The Tempo went back to the dealership where we purchased it for repairs, and the 1991 Taurus Wagon they loaned us became our honeymoon car.  That's right.  Neither my father nor I honeymooned in our regular vehicle.  The Tempo was repaired and finished and the oil change I'd requested they do they failed to do, so the next weekend, as we hit the coldest night of 10 years, the weekend before Christmas, my car would not start in the shopping center parking lot where I worked. 

So my wife and I figured out how to get me to Iowa for Christmas, it being our first as newlyweds, and her first without her father, who had died a few weeks before, six weeks after our wedding.  So we were able to borrow her brother's car to get back home for work the day after Christmas, and that started the downward spiral for me to leave retail.  

But the good news there was that the following May I got a company car with my new job.  And that stayed in the family for six years, as the Tempo continued to do yeoman work.  Then I was able to purchase a vehicle from a friend of mine who found herself having to unload some of her late father's possessions.  So the 1988 Mercury Cougar became mine for a few years.  And we kept it going.  

Then things got ... well, lucky, mostly.  We were able, with the assistance of a friend, to purchase a used minivan, helpful for our growing family.  And then we were able to find a very good deal on something I'd long wanted - a pickup truck.  That could replace the by now long-in-the-tooth Tempo.  Unfortunately, the Tempo died, but we were even less lucky with the pickup.  

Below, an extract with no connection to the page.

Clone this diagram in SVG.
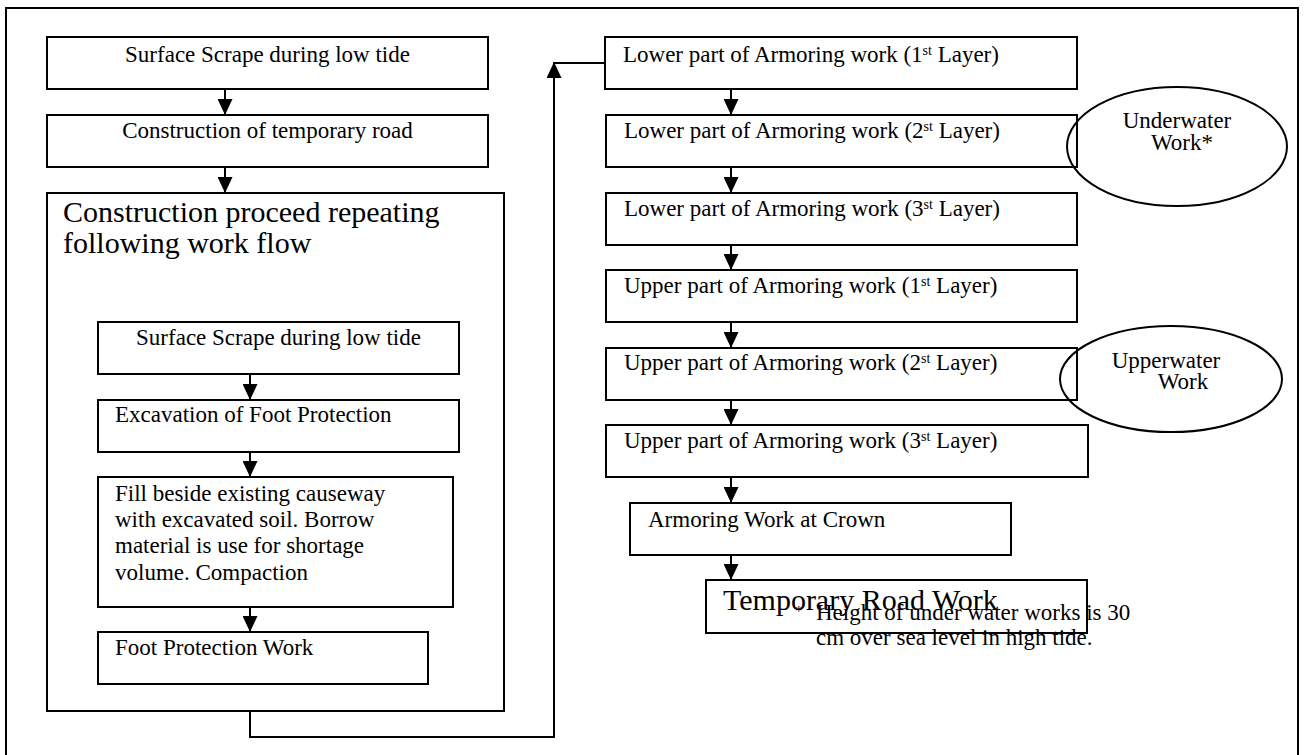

You see, much of my coolant system knowledge came from that pickup, which for unknown reasons kept blowing out it's water pump.  So we got rid of that.  And for a few years, we had both a minivan and a Eagle Vision TSI.  The Eagle did not last nearly as long as the minivan did, but eventually, the Minivan became a problem, but it did do very well by being donated to the local high school automotive department.  That was, I'm certain, where my son got bit by the mechanic bug - taking apart and fixing some parts of our then-former minivan.

And then another minivan rolled into our lives, and that stretched it's life out until we could get the Expedition.  Which is now soon to be formerly ours.

My wife, about a year and a half ago now, decided a non-running vehicle was not cool for our family, and found a way to manage to fund a not-that-old Ford Explorer.  I am not a fan of that vehicle in many ways.  The now-required-by-law backup camera brings inboard a large video display.  I honestly believe that those should be outlawed as distracting, because if I want to adjust the fan to blow warm air to defog my windshield, I want to reach down to where the buttons and levers are, and make that adjustment, instead of having to pull off the road, put my attention on the view screen, find the "Environment" button from where it's hiding in this particular display configuration, change the temperature slider on the screen, change the fan speed on the screen, then ... well, that's minor.  When I want to change radio stations, I really miss the buttons right there on the front of the unit.  

No, I'm not a luddite.  I'm a driving purist.  I believe that when you are responsible for controlling a rolling hunk of metal that weighs at least half a ton and is moving at seventy or more miles an hour, your attention should be on the road - forward, backward, left and right.  Not down to the right for where the freaking button is this time.  

Clearly, I'm not the product of a video-game world, used to poking touch screens all the time.  I am a baby boomer.  And for all those kids who say "hey boomer" dismissively, look, punk, some of those boomers and the Greatest Generation folk put a man on the moon in your history books.  Some of the technology - like the internet, etc - wouldn't exist without us.  So get used to it.  You damned kids.  Now get off my lawn.  Just kidding, you can walk all over, where ever you want to. There's plenty of fresh dogshit to step in.